DeadlockIt’s funny – I returned this book to the library a week ago and almost completely forgot that I needed to review it.  My bad, guys; sorry.

(Also – and I’m super excited about this – I’m in the process of transferring pictures from my phone to my computer, and because the phone is a piece of shit [I regularly call it SNASA, because it is stupid enough to believe in a Secret NASA] I can’t actually transfer the pics via a USB cord, so I have to email them to myself and then download then and extract the files and guys, I am getting a new phone today and the victory tastes like peaches.  But the process to that victory may make this review even more disjointed than usual.  So, caveat lector.)


ANYWAY.  Deadlock is the second novel in Sara Paretsky’s V.I. Warshawski novel series, and also one of the few titles I didn’t own.  Seriously, I have been looking to buy this novel for at least two years.  (Wait, when did I read Indemnity Only?  Holy shit, almost four years ago??  I suck)  So luckily, I was able to find a copy at the library and eventually, I’ll buy it to complete my collection, but at least I was able to read it now.

Looking back over my review of Indemnity Only, I realize that I never actually told you about V.I. Warshawski.  She is a former lawyer-turned-private detective, and she usually investigates white-collar crimes – embezzlement, insurance fraud, etc.  In Deadlock, V.I. (Vic to her friends) investigates the death of her beloved cousin, former Chicago Blackhawk player Boom-Boom Warshawski (yes, he is referred to throughout the novel as Boom-Boom).  Following an injury, Boom-Boom retires from hockey and tries to find work in the private sector.  He eventually finds work in the office of Eudora Grain, and dies when he falls off a slippery pier and drowns under a shipping barge.  V.I. received a message from Boom-Boom prior to his death, but she had been out of town on another case and wasn’t able to respond.  Oh, and this takes place in the early 80s (as it was written in 1981, I believe) so there aren’t cell phones or text messages.

V.I. is convinced where no one else in her family is that Boom Boom’s death was not an accident.  So she takes on her cousin as a client and investigates the circumstances surrounding his death.  What she finds involves a ballerina with ulterior motives, a rivalry between two CEOs, and an explosion in a canal.  This is the part where I’d go into more depth, but a) I’m trying to not ruin things ahead of time for people (I can be Harry Burns myself, but I don’t want to be Harry Burns to other people), and b) I returned the book to the library a week ago, so I can’t exactly look things up again.

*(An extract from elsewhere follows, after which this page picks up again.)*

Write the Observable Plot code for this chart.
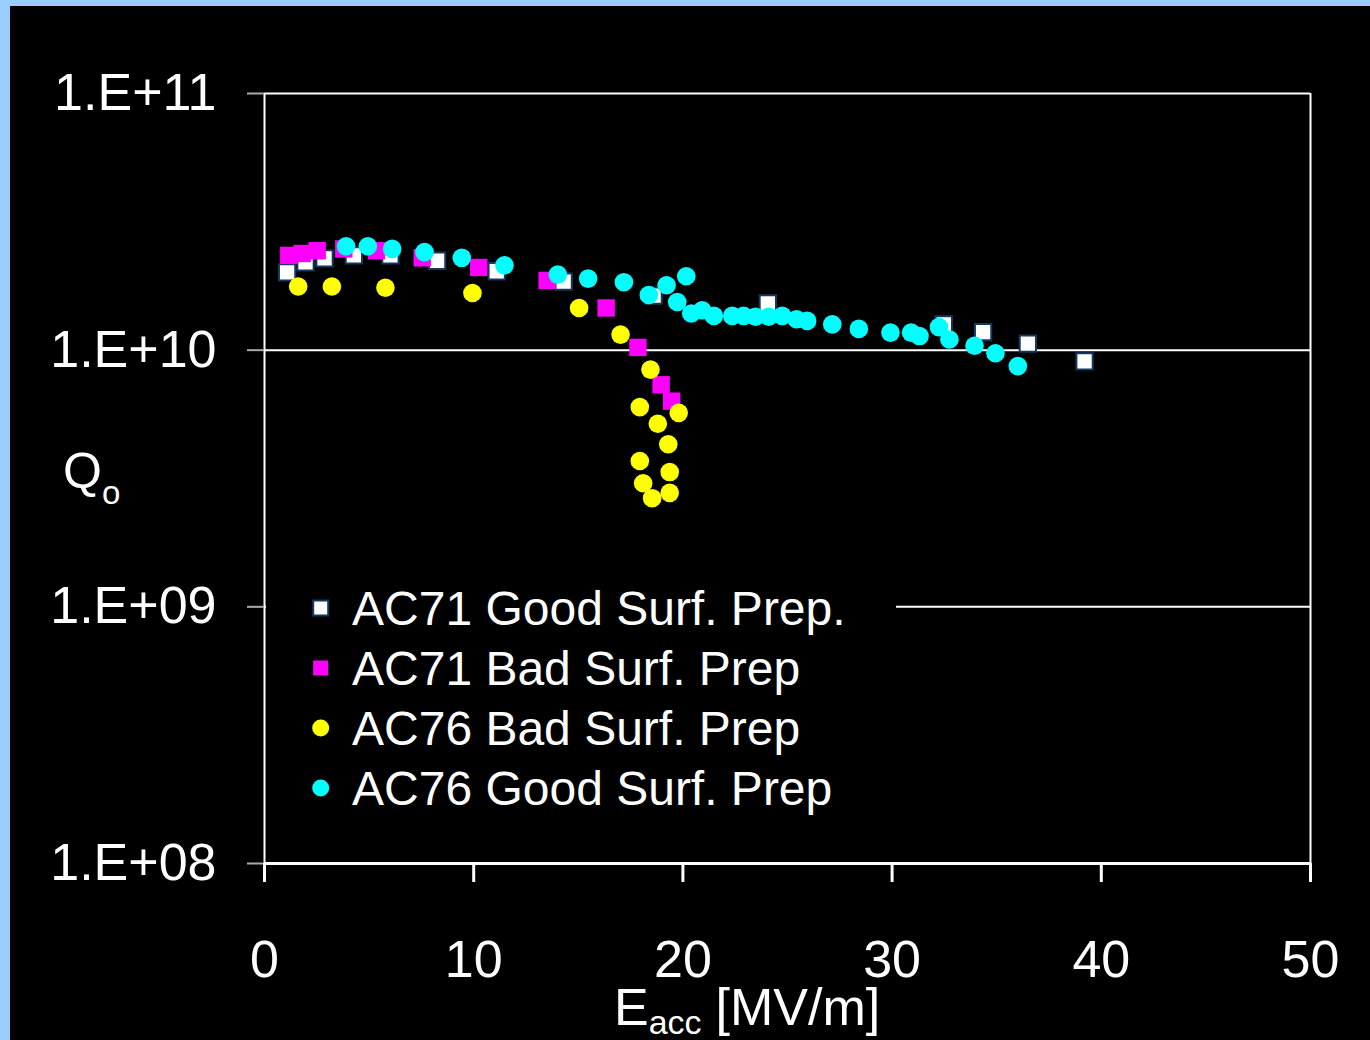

Overall, the story moves quickly, and you’re kept guessing as to whodunit.  As I mentioned before, V.I. is a tough broad who’s unafraid to get her hands dirty.  She has a strong sense of justice and honor, and can tell when people are lying to her.  In addition, she loves high-end Scotch and her apartment is just as cluttered as mine.

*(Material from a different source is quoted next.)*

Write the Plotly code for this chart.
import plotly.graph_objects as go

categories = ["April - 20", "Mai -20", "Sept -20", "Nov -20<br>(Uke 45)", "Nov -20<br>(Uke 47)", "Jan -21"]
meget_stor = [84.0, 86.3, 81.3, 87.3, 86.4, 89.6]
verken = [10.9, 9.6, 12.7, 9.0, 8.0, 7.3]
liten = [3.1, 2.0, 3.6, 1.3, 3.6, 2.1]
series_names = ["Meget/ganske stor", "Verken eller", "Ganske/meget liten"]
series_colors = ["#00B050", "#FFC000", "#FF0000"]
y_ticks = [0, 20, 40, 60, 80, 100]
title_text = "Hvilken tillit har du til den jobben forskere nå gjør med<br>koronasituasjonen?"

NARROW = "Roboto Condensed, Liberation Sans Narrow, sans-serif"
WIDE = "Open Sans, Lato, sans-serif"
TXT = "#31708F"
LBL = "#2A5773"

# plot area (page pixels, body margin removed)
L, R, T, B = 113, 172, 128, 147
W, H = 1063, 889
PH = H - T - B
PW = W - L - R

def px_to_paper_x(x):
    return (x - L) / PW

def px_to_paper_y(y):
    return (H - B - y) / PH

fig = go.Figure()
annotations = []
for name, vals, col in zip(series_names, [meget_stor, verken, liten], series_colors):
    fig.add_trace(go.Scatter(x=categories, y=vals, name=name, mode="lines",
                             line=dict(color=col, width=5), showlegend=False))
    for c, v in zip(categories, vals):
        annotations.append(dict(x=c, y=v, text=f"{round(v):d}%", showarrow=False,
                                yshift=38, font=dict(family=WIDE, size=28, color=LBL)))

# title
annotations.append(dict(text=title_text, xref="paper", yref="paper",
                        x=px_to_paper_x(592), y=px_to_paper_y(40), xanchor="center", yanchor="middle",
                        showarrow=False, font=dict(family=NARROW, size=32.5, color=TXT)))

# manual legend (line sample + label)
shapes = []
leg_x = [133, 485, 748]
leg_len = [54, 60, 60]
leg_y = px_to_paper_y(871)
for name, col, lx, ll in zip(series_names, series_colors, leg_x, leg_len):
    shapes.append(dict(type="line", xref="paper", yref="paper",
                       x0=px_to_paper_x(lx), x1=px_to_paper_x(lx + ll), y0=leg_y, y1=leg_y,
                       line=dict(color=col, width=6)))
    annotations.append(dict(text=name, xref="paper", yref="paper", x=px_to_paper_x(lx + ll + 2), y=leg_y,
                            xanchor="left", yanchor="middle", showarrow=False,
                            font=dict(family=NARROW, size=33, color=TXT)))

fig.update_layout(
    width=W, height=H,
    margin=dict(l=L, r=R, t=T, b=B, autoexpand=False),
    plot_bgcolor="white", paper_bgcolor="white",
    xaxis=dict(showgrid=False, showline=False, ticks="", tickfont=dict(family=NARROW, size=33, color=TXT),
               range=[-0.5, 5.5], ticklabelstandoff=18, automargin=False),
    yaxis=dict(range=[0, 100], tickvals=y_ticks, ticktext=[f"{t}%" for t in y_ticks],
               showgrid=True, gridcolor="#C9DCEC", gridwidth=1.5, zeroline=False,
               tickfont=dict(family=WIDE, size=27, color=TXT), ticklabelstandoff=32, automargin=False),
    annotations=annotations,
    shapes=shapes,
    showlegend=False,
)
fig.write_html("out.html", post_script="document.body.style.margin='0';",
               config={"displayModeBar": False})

I feel somewhat bad that it’s taken me four freakin’ years to read this next novel in the series, but I took a glance at my bookshelf and it appears that this was the only title I’ve been missing, so be prepared to see more of this author and series.  I know I’m not doing the character of V.I. justice in my reviews, but she’s a great detective, and I really enjoy reading this series.